Those words are the summary the publishers chose to put on the back of Living with Ghosts, and I think they are as compelling and accurate a summation of this story and this world as possible. The city of Merafi, built with blood bound into its stones to keep it safe from supernatural forces like ghosts and elemental magic, is under siege by two ambitious enemies of the state trying to unwork those bindings.
Already rain is falling unseasonably, and the river at the heart of Merafi’s commerce and location is rising. A plague is breeding in the lower city, and civil unrest threatens the uneasy peace. Creatures of mist and claws begin to roam the streets at night, and ghosts begin to rise and walk by day.

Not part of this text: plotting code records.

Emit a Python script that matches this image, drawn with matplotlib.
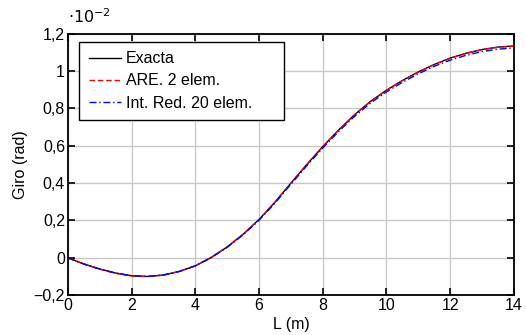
import numpy as np
import matplotlib.pyplot as plt
from matplotlib.ticker import FuncFormatter

# values (units of 1e-2 rad)
L = [0, 0.5, 1, 1.5, 2, 2.5, 3, 3.5, 4, 4.5, 5, 5.5, 6, 6.5, 7,
     7.5, 8, 8.5, 9, 9.5, 10, 10.5, 11, 11.5, 12, 12.5, 13, 13.5, 14]
exacta = [0, -0.033, -0.060, -0.082, -0.096, -0.100, -0.092, -0.073, -0.043,
          0.002, 0.058, 0.126, 0.205, 0.298, 0.400, 0.500, 0.596, 0.685,
          0.767, 0.838, 0.898, 0.950, 0.996, 1.036, 1.070, 1.096, 1.116,
          1.129, 1.135]
are2 = [0, -0.034, -0.061, -0.083, -0.097, -0.101, -0.093, -0.073, -0.043,
        0.002, 0.058, 0.126, 0.205, 0.298, 0.400, 0.499, 0.595, 0.684,
        0.766, 0.837, 0.897, 0.949, 0.995, 1.035, 1.069, 1.095, 1.115,
        1.128, 1.134]
intred20 = [0, -0.033, -0.060, -0.082, -0.096, -0.100, -0.092, -0.073, -0.043,
            0.001, 0.056, 0.123, 0.201, 0.293, 0.394, 0.493, 0.588, 0.677,
            0.758, 0.829, 0.889, 0.940, 0.986, 1.026, 1.059, 1.085, 1.105,
            1.118, 1.124]
labels = ['Exacta', 'ARE. 2 elem.', 'Int. Red. 20 elem.']

plt.rcParams['font.family'] = ['Liberation Sans', 'DejaVu Sans']
plt.rcParams['font.size'] = 11.5

fig = plt.figure(figsize=(5.26, 3.35), dpi=100)
ax = fig.add_axes([0.129, 0.119, 0.848, 0.780])

ax.plot(L, exacta, color='black', lw=1.0, label=labels[0])
ax.plot(L, are2, color='red', lw=1.0, ls=(0, (4, 2)), label=labels[1])
# trailing spaces give the wider legend box of the original
ax.plot(L, intred20, color='blue', lw=1.0, ls=(0, (5, 2, 1, 2)),
        label=labels[2] + '\u2007' * 2 + ' ')

ax.set_xlim(0, 14)
ax.set_ylim(-0.2, 1.2)
ax.set_xticks(np.arange(0, 15, 2))
ax.set_yticks([-0.2, 0, 0.2, 0.4, 0.6, 0.8, 1.0, 1.2])


def fmt(v, pos):
    s = ('%.1f' % v).rstrip('0').rstrip('.')
    if s in ('-0', '−0'):
        s = '0'
    return s.replace('.', ',').replace('-', '\u2212')


ax.yaxis.set_major_formatter(FuncFormatter(fmt))
ax.grid(True, color='#c8c8c8', lw=1.0)
ax.set_axisbelow(True)
ax.tick_params(direction='in', length=5, width=1.2, top=True, right=True, labelsize=11.5, pad=2)
for sp in ax.spines.values():
    sp.set_linewidth(1.3)

ax.set_xlabel('L (m)', fontsize=11.5, labelpad=3)
ax.set_ylabel('Giro (rad)', fontsize=11.5, labelpad=4)
ax.text(0.0, 1.03, r'$\cdot 10^{-2}$', transform=ax.transAxes, fontsize=11.5,
        ha='left', va='bottom')

leg = ax.legend(loc='upper left', bbox_to_anchor=(0.025, 0.97), fancybox=False,
                edgecolor='black', framealpha=1, fontsize=11.5, handlelength=2.0,
                handletextpad=0.35, borderpad=0.6, labelspacing=0.45,
                borderaxespad=0)
leg.get_frame().set_linewidth(1.0)

plt.savefig('out.png', dpi=100)
plt.close()
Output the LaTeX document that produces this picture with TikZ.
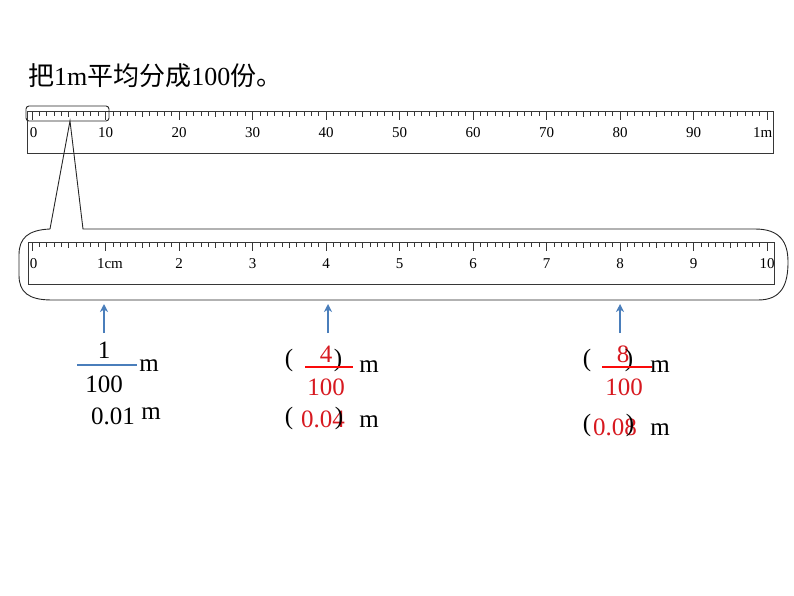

Standing against the Lunedithin prince and the Tarnaroqui priestess who seek to destroy Merafi are Gracielis, failed pupil of the priestess; Iareth Yscoithi, one of the prince’s bodyguards and old lover of dead Merafian lord Valderrian, and her father the shapeshifter Urien Armenwy; Miraude, Valderrians’s widow; Yvelliane, Valderrian’s sister and the queen’s First Councilor; Thiercelin, Yvelliane’s husband and Gracielis’s friend; and Joyain, a military officer caught up in the intrigues by his own bad luck as a soldier. The threads binding them together are subtle and varied, but the one constant is the dead Valderrian of the Far Blays–who has risen from the grave to reclaim the love which was taken from him.
If they hope to save their city they must work together to re-make the old covenant…a task that may be impossible and will certainly require sacrificial blood to bind it.
This novel definitely fits what I consider to be dark fantasy. Dark plots, dark magic, painful choices, and not much hope of coming out clean–if any of the characters can hope to come out alive at all. It is also an urban fantasy in the sense of the term as a story set solely in a city, and where the city is almost a character in its own right.
There is a rather brilliant tension between the logical Merafians and the “illogical”–magical–foreigners, both the Tarnaroqui who are entirely foreign and the Lunedithins who are distant ancestors of Merafi still clinging to the old ways and the old powers. Because this story could be about a historical city here on Earth, or even, in terms of attitudes, a modern one. The river is rising. There is a plague in the lower city. It is raining and raining and raining. And yet the citizens of Merafi do not believe it is anything supernatural. Interestingly, even seeing the lengths that the characters go to in order to halt the dark magic, the reader can also almost take the attitude that it was all just a naturally occurring flood that happened because of excessive rains upriver that of course the Merafians would know nothing about in an age with no communication faster than horses. The sickness could have come downriver on a barge or been brought in from abroad on a ship, and, of course, political concerns and civil conflict are always possible. What keeps the story from being completely ambiguous is that Valderrian does come back from the dead, and the mist creatures really can rend and destroy flesh.
Beyond describing the events that happen, however, there was not much exposition concerning the magic of the world around Merafi. This made the landscape both endlessly fascinating and almost frustratingly obtuse, but in the very best way. The magic and the mysticism was not merely not over-explained but perhaps a bit under-explained. From my observation, the common tendency in fantasy is to over-exposit the world-building. This book does not; it allows the readers to let their imaginations take over and fill in the mostly blank canvas without authorial contradictions. It does not explain the phenomena; it merely presents them, and the characters’ interpretations of them, and lets the readers make of them what they will.
On her website the author says of herself, “I write fantasy with a Dumas twist.” I have to agree with her self-assessment because there was a certain distant elegance maintained at all times between the reader and the characters. If you need to be inside a character’s head, this is not the book for you. The story flows as inexorably and irresistibly as the river it describes. Also as impersonally. There was no quarter shown to the characters who may have “deserved” something better. The events simply were. They swirled about the people involved, building to a tragic and inevitable crescendo before receding back into the normal courses and channels of the world. And like the flood of a great river, some of those caught in it were sucked beneath the undertow and lost while others were spit out safely upon the shore, battered and shaken and changed by the experience but essentially unharmed.
The execution of this book was great. It was well-written. It had an interesting set-up and scenario, characters who seemed truly human–flawed and wonderful both, and always conflicted–and a fascinating landscape that I am still thinking about. If you like the grand, sweeping mode of storytelling that does not sink deeply into the characters’ innermost minds and describes an epic conflict, you will enjoy this book.